Why I am riding
As many of you know the Victoria Fire Dept. entered a team in this years RTCC to ride in support of our previous Fire Chief Doug Angrove. Doug was diagnosed with brain cancer and sadly passed away recently, before this years ride could take place.
One thing that is not surprising is often in conversation when the word cancer arises it inevitably seems everyone responds with some personal story to how cancer has had an impact on their life. It seems to touch everyone somehow.
The impact it has had on my life is my mom passed away in August 1994, 48 years old, far too young of age. It took me a long time to accept her passing and only after many emotional lows (sadness, grief, anger, bitterness, etc.). I am not really sure I ever overcame the grieving/mourning process.

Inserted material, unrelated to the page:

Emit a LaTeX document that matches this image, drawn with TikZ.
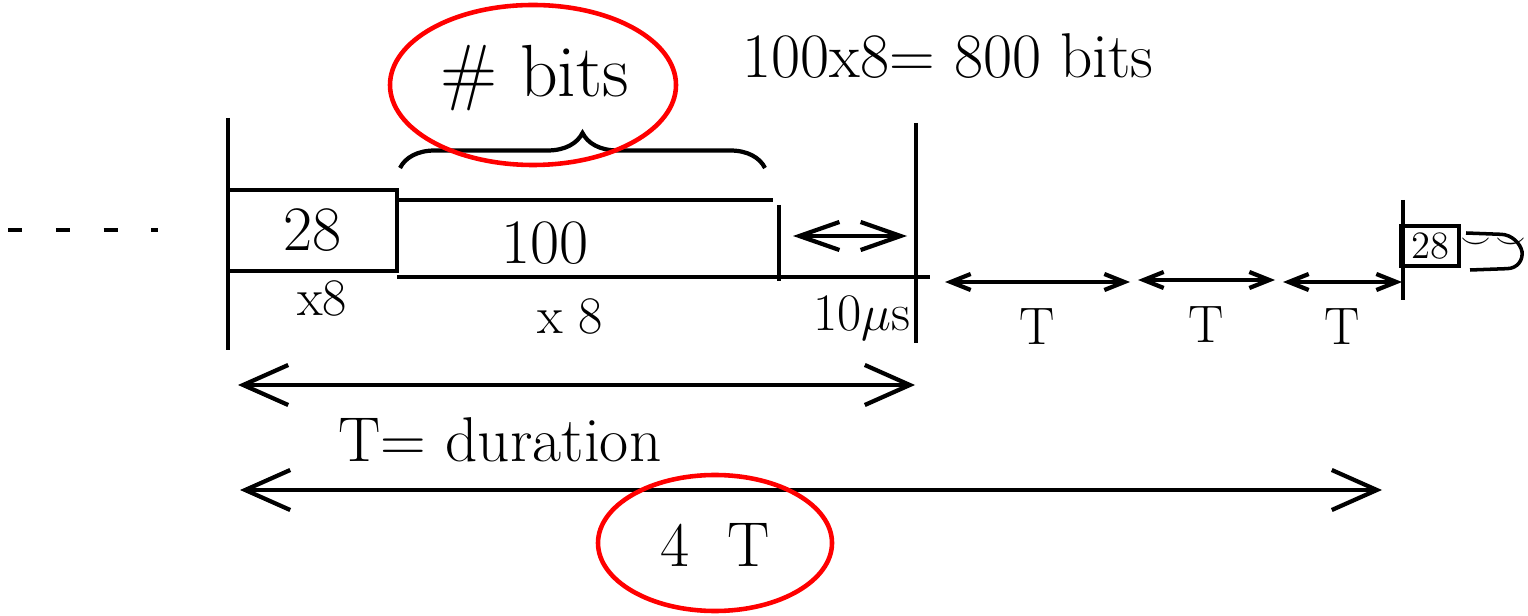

Then I married in 2002 and had 2 children. At first, I struggled again with feelings that life was not fair and how my children were missing out not being able to spend time with my mom (their grandma). But then, from a very young age I would take them to visit her grave and try to introduce them to the memory of her and who and how great she was. Quickly, it turned into being the best therapy for me! They loved visiting. They would run around and laugh and play, we would pick blackberries and make a process of cutting or picking flowers at our farm to take or picking them out at a flower shop. It turned into a place of joy instead of sadness! It was only then I believe I truly gained the strength to deal with her death.
Then, last May 2016, my wife Michelle came home with the news that she had been diagnosed with breast cancer. Coincidentally, at an age almost exactly the same as my mom's first diagnosis. She said many of the things my mom said. Things like 'I'll be fine' or 'We will be OK, it will all work out'. And I didn't react with the strength I thought I had gained from my mom's ordeal. I fought with all the same fears. Michelle had surgery and treatments and received a clean bill of health. She goes back in a few days for her 6 month tests and we are nervous but hopeful she will come home with the same results.
One thing from my experience is the treatment and programs are much better and advanced. Though sometimes the end result is still not always a good one.
Because of that I joined the RTCC this year. I ride in memory of Doug and my mom, in support of all those people and families dealing with it now, and in hope that the future brings advances, improvements and a cure for this disease.